Irving sets the stage for Childe to have the last say. And what Childe concluded back in those Cold War end-days is a  view of scholarly/academic/intellectual life totally at odds with that currently framed, taught, imposed on modern intellectual/academic life in the neoliberal academy, with its emphasis on citation measurements, the zealous ego-career-driven me/mine ownership of ideas, and the religious veneration of niche academic publishing. But it will be familiar to those who have some understanding of the democracy of an intellectual commons.

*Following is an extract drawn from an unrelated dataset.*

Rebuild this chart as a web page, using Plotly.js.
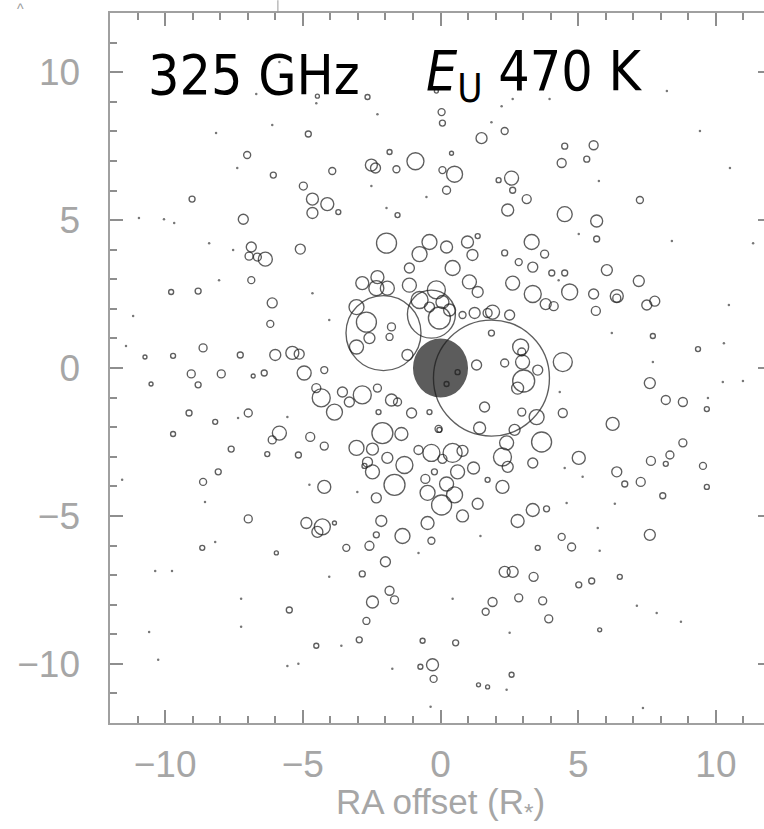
<!DOCTYPE html>
<html>
<head>
<meta charset="utf-8">
<script src="https://cdn.plot.ly/plotly-3.0.1.min.js"></script>
<style>
  html, body { margin: 0; padding: 0; background: #ffffff; overflow: hidden; }
  #plot { width: 780px; height: 829px; }
</style>
</head>
<body>
<div id="plot"></div>
<script>
// ---- Maser spots: RA offset (R*), Dec offset (R*), peak flux (arbitrary) ----
const raOffset = [
  -4.47,-4.80,-7.02,-6.07,-3.93,-4.98,-4.65,-4.11,-3.71,-4.65,-9.02,-7.16,-6.87,-6.95,-6.65,-6.36,-5.09,-6.87,
  -2.65,-0.15,0.04,0.07,1.49,2.33,-1.85,-0.91,0.40,-2.51,-2.36,-1.60,0.07,0.51,0.22,2.11,2.58,2.62,2.44,-1.56,
  -1.96,-0.40,0.22,0.98,1.35,4.51,5.56,4.40,5.31,3.13,4.51,5.67,5.67,7.24,3.31,3.78,2.33,2.84,3.35,4.04,4.51,
  6.04,7.20,2.62,3.35,3.82,4.11,4.69,5.56,5.64,6.40,6.40,7.49,7.78,7.71,9.35,4.44,7.60,2.51,2.91,2.95,2.98,
  2.33,3.02,2.80,3.53,-0.76,-1.13,0.44,1.16,1.35,1.05,1.89,1.71,1.24,-3.05,-2.69,-2.84,-2.29,-1.93,-2.33,
  -1.13,-0.76,-0.15,0.07,0.33,-0.40,-0.04,-1.78,-1.85,-2.58,-3.05,-1.20,0.80,1.85,1.31,0.62,0.22,-3.56,-2.84,
  -2.29,-1.78,-1.56,-1.05,-0.40,-0.04,1.60,2.95,3.49,4.44,3.67,1.42,2.69,-2.11,-1.42,-3.85,-3.31,9.67,6.25,
  2.40,2.25,2.44,3.35,5.02,6.40,7.64,8.33,8.80,8.18,7.27,6.69,8.07,9.53,9.67,-0.33,0.44,0.80,0.07,-0.22,0.62,
  1.20,-0.55,0.22,0.51,-0.47,0.04,1.35,0.80,2.25,1.71,3.35,3.85,2.80,-0.47,-0.33,-0.07,4.40,4.76,3.53,7.60,
  2.33,2.62,3.38,5.02,5.49,6.51,1.89,1.64,2.84,3.71,3.93,5.78,0.55,-0.65,-0.29,-0.25,2.58,1.38,1.71,8.18,8.80,
  -9.13,-8.18,-6.98,-9.71,-7.60,-5.85,-6.11,-4.73,-4.22,-6.29,-5.16,-2.25,-3.05,-2.47,-1.93,-1.31,-2.65,-2.47,
  -2.76,-0.80,-1.67,-4.22,-2.33,-8.62,-8.07,-6.98,-4.87,-4.29,-4.47,-3.85,-2.15,-1.38,-2.33,-2.58,-3.42,-8.65,
  -2.00,-2.84,-1.85,-1.67,-2.47,-5.49,-2.69,-2.95,-4.51,-0.73,-5.96,-8.80,-9.78,-6.11,-6.18,-8.62,-9.71,-10.73,
  -7.27,-6.00,-5.38,-5.13,-4.95,-4.22,-9.05,-7.96,-8.80,-10.51,-6.80,-6.40,-4.51,-4.33,
  -2.07,-0.33,1.85
];
const decOffset = [
  9.19,7.91,7.20,6.52,6.66,6.15,5.71,5.54,5.27,5.24,5.71,5.03,4.09,3.78,3.75,3.68,4.02,2.97,
  9.16,9.36,8.65,8.28,7.77,8.01,7.30,6.99,7.26,6.86,6.76,6.72,6.69,6.55,6.01,6.35,6.42,6.01,5.34,5.17,
  4.22,4.26,4.09,4.26,4.46,7.50,7.53,6.93,7.06,5.71,5.20,4.97,4.36,5.68,4.26,3.85,3.89,3.58,3.41,3.21,3.21,
  3.31,2.94,2.87,2.50,2.16,2.09,2.57,2.50,1.93,2.43,2.36,2.13,2.26,1.08,0.64,0.20,-0.51,1.79,0.71,0.54,0.20,
  0.17,-0.44,-0.68,-0.07,3.85,3.38,3.38,3.82,2.57,2.91,1.89,1.86,1.86,2.06,1.55,2.87,3.07,2.70,2.70,
  2.80,2.30,2.64,2.23,1.96,2.06,1.69,1.39,1.05,1.01,0.71,0.44,1.79,1.18,0.10,-0.14,-0.54,-0.81,-0.91,
  -0.68,-1.08,-1.15,-1.52,-1.49,-2.09,-1.32,-1.49,-1.66,-1.52,-2.50,-2.03,-2.09,-2.20,-2.23,-1.49,-1.15,-1.39,-1.89,
  -2.53,-3.01,-3.34,-3.21,-3.04,-3.51,-3.14,-2.94,-2.53,-3.24,-3.85,-3.92,-4.32,-3.31,-4.02,-2.87,-2.87,-2.80,-3.07,-3.51,-3.51,
  -3.38,-3.75,-3.92,-4.29,-4.22,-4.63,-4.59,-5.00,-4.02,-3.78,-4.80,-4.76,-5.17,-5.24,-5.84,-2.06,-5.71,-6.05,-6.08,-5.64,
  -6.89,-6.89,-7.06,-7.33,-7.20,-7.06,-7.91,-8.24,-7.77,-7.87,-8.48,-8.85,-9.29,-9.22,-10.03,-10.51,-10.37,-10.71,-10.78,-1.08,-1.15,
  -1.52,-1.82,-1.52,-2.23,-2.74,-2.20,-2.43,-2.33,-2.64,-2.91,-2.94,-1.49,-2.70,-2.74,-3.04,-3.28,-3.18,-3.51,
  -3.31,-2.77,-3.95,-4.02,-4.39,-3.85,-3.51,-5.10,-5.24,-5.37,-5.54,-5.24,-5.17,-5.68,-5.64,-6.01,-6.08,-6.08,
  -6.55,-6.96,-7.53,-7.84,-7.91,-8.18,-8.55,-9.19,-9.39,-10.10,-6.25,2.60,2.57,2.20,1.49,0.68,0.41,0.37,
  0.44,0.44,0.51,0.47,-0.17,-0.07,-0.20,-0.20,-0.57,-0.54,-0.27,-0.17,-0.68,-1.01,
  1.18,1.82,-0.34
];
const peakFlux = [
  0.4,0.6,0.7,0.6,0.7,0.8,1.2,1.3,0.5,1.1,0.6,1.0,1.0,0.8,0.8,1.4,1.0,0.7,
  0.5,0.4,0.7,0.6,1.1,0.7,0.5,1.7,0.4,1.2,1.0,0.7,0.7,1.6,0.8,0.5,1.4,0.6,1.2,0.5,
  2.0,1.5,1.2,1.2,0.5,0.6,0.9,0.9,0.6,0.9,1.5,1.2,0.6,0.7,1.5,0.8,0.6,0.7,1.0,0.6,0.6,
  1.1,1.1,1.4,1.7,1.1,0.9,1.6,1.0,0.9,1.3,0.8,1.0,1.0,0.5,0.5,1.9,1.1,1.0,1.6,0.8,1.4,
  0.8,2.2,1.2,1.0,1.5,1.0,1.5,1.1,1.1,1.4,1.4,0.9,1.1,1.5,2.0,1.3,1.3,1.4,1.5,
  1.4,1.7,1.8,1.3,1.2,1.0,2.2,0.8,0.7,1.1,1.4,1.1,0.7,0.6,1.0,0.5,0.5,1.0,1.8,
  0.8,1.2,0.8,1.0,0.5,0.5,1.0,0.8,1.5,0.9,2.0,1.2,1.1,2.1,1.3,1.6,1.0,0.5,1.3,
  1.4,1.8,1.1,1.0,1.3,1.0,0.9,0.8,0.8,0.5,0.9,0.6,0.6,0.7,0.5,1.7,1.9,1.1,0.9,0.6,1.4,
  1.2,0.9,1.4,1.6,1.5,2.0,1.1,1.2,1.3,0.5,1.3,0.6,1.3,1.3,0.7,0.7,0.7,0.8,0.5,1.1,
  1.1,1.1,0.9,0.6,0.6,0.5,0.9,0.7,0.8,0.8,0.8,0.4,0.6,0.5,1.2,0.7,0.5,0.4,0.4,0.9,0.9,
  0.6,0.5,0.8,0.5,0.6,1.4,0.8,0.9,0.8,0.5,0.6,0.5,1.5,1.2,1.1,1.7,1.0,1.4,
  0.5,0.9,2.1,1.3,1.0,0.7,0.6,0.8,1.1,1.6,1.1,0.4,1.1,1.5,0.6,0.9,0.7,0.5,
  1.0,0.6,0.9,0.8,1.2,0.6,0.7,0.6,0.5,0.5,0.4,0.6,0.5,1.0,0.7,0.8,0.5,0.4,
  0.6,1.1,1.3,1.0,1.4,0.7,0.8,0.8,0.6,0.4,0.4,0.6,0.9,1.8,
  7.5,4.8,11.6
];
// ---- Weak (point-like) spots ----
const weakRa = [
  -4.51,-7.38,-10.95,-10.04,-9.67,2.62,1.85,-1.96,5.75,8.40,5.02,10.29,10.98,10.47,11.35,9.42,10.51,7.13,
  2.40,-4.76,-3.02,-8.55,-8.18,-0.80,-4.04,-7.24,-1.75,-0.36,-10.36,-9.75,-11.16,-11.42,-4.65,0.44,2.51,-11.56,
  -3.60,7.85,8.73,5.78,1.45,4.51,5.16,4.58,5.71,6.33,7.35,4.29,3.96,8.22,6.22,7.71,4.33,9.71,10.25,
  -8.40,-8.04,-7.53,-4.04,-5.56,-7.35,-2.29,-0.51,-2.51,2.22,-6.69,-5.85,-6.11,-8.15,-10.58,-5.56,-5.16,-7.24,-10.25
];
const weakDec = [
  8.95,6.76,5.07,5.03,4.90,9.09,8.31,5.41,6.32,4.29,4.53,0.84,-0.44,2.13,4.22,8.01,6.76,-8.04,
  -10.88,-3.95,-4.19,-4.53,-5.88,-6.25,-7.06,-7.80,-10.17,-11.45,-6.86,-6.86,1.76,0.74,2.53,-7.80,-8.95,-3.78,
  -9.39,-8.28,-8.58,-6.18,-5.68,-3.38,-3.68,-4.56,-5.41,-4.59,-11.49,2.97,9.09,9.36,1.18,0.20,-0.81,-1.01,-0.47,
  4.22,2.97,3.99,1.62,-1.66,-1.69,8.58,5.78,6.15,8.85,9.26,10.34,8.21,7.94,-8.92,-10.07,-10.00,-8.75,-9.86
];
const starRadius = 1.0;   // stellar disk, R*
const axisRange = [-12, 12];
const majorStep = 5;
const minorStep = 1;

const labelGrey = '#a6a6a6';
const tickGrey = '#8e8e8e';
const tickFont = { family: '"Liberation Sans Narrow", "Liberation Sans", sans-serif', size: 37, color: labelGrey };

function frameAxis(extra) {
  return Object.assign({
    range: axisRange.slice(), showgrid: false, zeroline: false,
    showline: true, linecolor: '#a0a0a0', linewidth: 2, mirror: 'ticks',
    ticks: 'inside', ticklen: 13, tickwidth: 1.6, tickcolor: tickGrey,
    dtick: majorStep, tickfont: tickFont,
    minor: { dtick: minorStep, ticks: 'inside', ticklen: 7, tickwidth: 1.6, tickcolor: tickGrey }
  }, extra);
}

const spots = {
  type: 'scatter', mode: 'markers', x: raOffset, y: decOffset, hoverinfo: 'skip',
  marker: { symbol: 'circle-open', size: peakFlux.map(f => f * 10), color: '#1a1a1a', line: { width: 1.35, color: '#1a1a1a' } }
};
const weak = {
  type: 'scatter', mode: 'markers', x: weakRa, y: weakDec, hoverinfo: 'skip',
  marker: { symbol: 'circle', size: 2.5, color: '#777777' }
};

const layout = {
  width: 780, height: 829,
  margin: { l: 110, r: 9, t: 13, b: 106 },
  showlegend: false,
  xaxis: frameAxis({ ticklabelstandoff: 8 }),
  yaxis: frameAxis({ ticksuffix: '\u00a0\u00a0' }),
  shapes: [
    { type: 'circle', xref: 'x', yref: 'y', x0: -starRadius, x1: starRadius, y0: -starRadius, y1: starRadius,
      fillcolor: '#5c5c5c', line: { width: 0 }, layer: 'below' },
    { type: 'line', xref: 'paper', yref: 'paper', x0: 0.254, x1: 0.254, y0: 1, y1: 1.018, line: { color: '#9a9a9a', width: 1 } }
  ],
  annotations: [
    { xref: 'paper', yref: 'paper', x: 0.055, y: 0.913, xanchor: 'left', yanchor: 'middle', showarrow: false,
      text: '325 GHz', font: { family: '"DejaVu Sans Condensed", "Liberation Sans Narrow", sans-serif', size: 55, color: '#000000' } },
    { xref: 'paper', yref: 'paper', x: 0.475, y: 0.913, xanchor: 'left', yanchor: 'middle', showarrow: false,
      text: '<i>E</i><sub>U</sub> 470 K', font: { family: '"DejaVu Sans Condensed", "Liberation Sans Narrow", sans-serif', size: 55, color: '#000000' } },
    { xref: 'paper', yref: 'paper', x: 0.5, y: -0.1465, xanchor: 'center', yanchor: 'bottom', showarrow: false, borderpad: 0,
      text: 'RA offset (R<sub>*</sub>)', font: { family: tickFont.family, size: 35, color: labelGrey } },
    { xref: 'paper', yref: 'paper', x: -0.136, y: 1.006, xanchor: 'center', yanchor: 'middle', showarrow: false,
      text: '^', font: { family: 'Liberation Sans, sans-serif', size: 14, color: '#9a9a9a' } }
  ]
};

Plotly.newPlot('plot', [spots, weak], layout, { displayModeBar: false });
</script>
</body>
</html>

As Irving shows, for Childe in his end days the work of an intellectual/scholar is to create ideas and set them free in society, independent of ownership and personal ego, where they can variously make their way, becoming part of an otherness independent of the materiality of the creator, achieving in the process a sort of immortality that lives beyond and independent of the creator’s physical being/remains. It helps immensely, of course, if the ideas-creator works in ways that deliberately seek to liberate ideas into society, as Childe did, rather than consistently work, as modern academic/scholars tend to, in niche ways in niche publications, adhering to the notion of a cultural trickle-down effect into society at large – which only serves to keep academic knowledge confined to academic ghettoes. If the trickle-down effect is a nonsense in the world of economics, so too is its cultural running mate in academia.    

Overall, Irving’s study of Childe and his thought is a mature, moving, and major biographical intervention. In short a finely crafted tour de force, and in one word, outstanding.